The collectives work has been exhibited at major museums and biennials internationally, including Tate Modern, London, UK; Centre Pompidou, Paris, France; Museum of Modern Art in Warsaw, Warsaw, Poland; 58th Venice Biennale, Venice, Italy; 10th Sharjah Biennial, Sharjah, UAE; 8th Berlin Biennial, Berlin, Germany; 3rd Thessaloniki Biennale of Contemporary Art, Thessaloniki, Greece; 9th Gwangju Biennale, Gwangju, South Korea; and currently at the 2nd Islamic Art Biennial, Jeddah, KSA.
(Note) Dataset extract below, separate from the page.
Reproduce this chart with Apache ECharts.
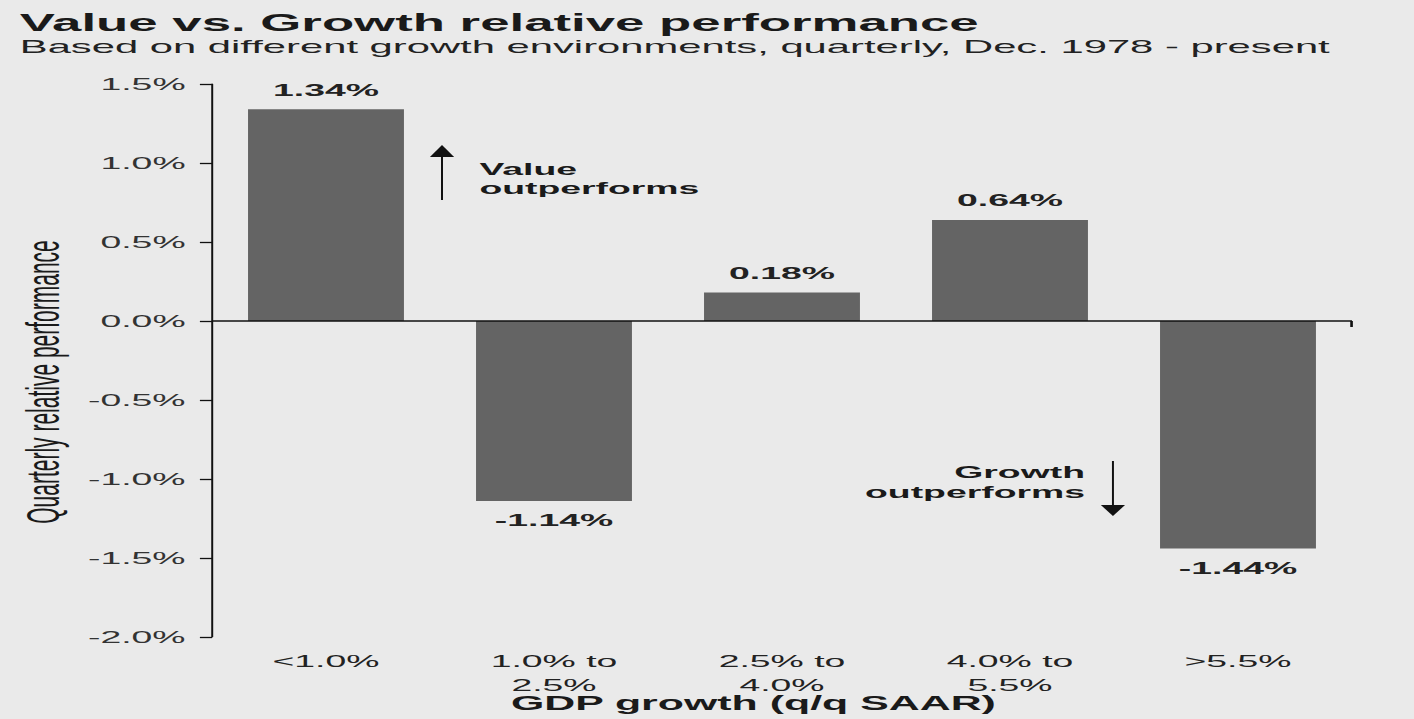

Their work has also been the subject of solo exhibitions at the Museum of Modern Art, New York, USA (2012); Secession, Vienna, Austria (2012); Kunsthalle Zurich, Zurich, Switzerland (2014); Dallas Museum of Art, Dallas, US (2014); Institute of Modern Art, Brisbane, Australia (2015); NYU Abu Dhabi Art Gallery, Abu Dhabi, UAE (2015); Blaffer Art Museum, Houston, USA (2016); Salt, Istanbul, Turkey (2017); Albertinum, Dresden, Germany (2018); and most recently MHKA Museum of Contemporary Art, Antwerp, Belgium (2023) and Basement Roma, Rome, Italy (2023).
Their works are in important public and private collections including the Museum of Modern Art, New York, USA; Pinakothek der Modern, Munich, Germany; Museum of Modern Art in Warsaw, Warsaw, Poland; Re Rebaudengo Foundation, Turin, Italy; and the Sharjah Art Foundation, Sharjah, UAE, among others.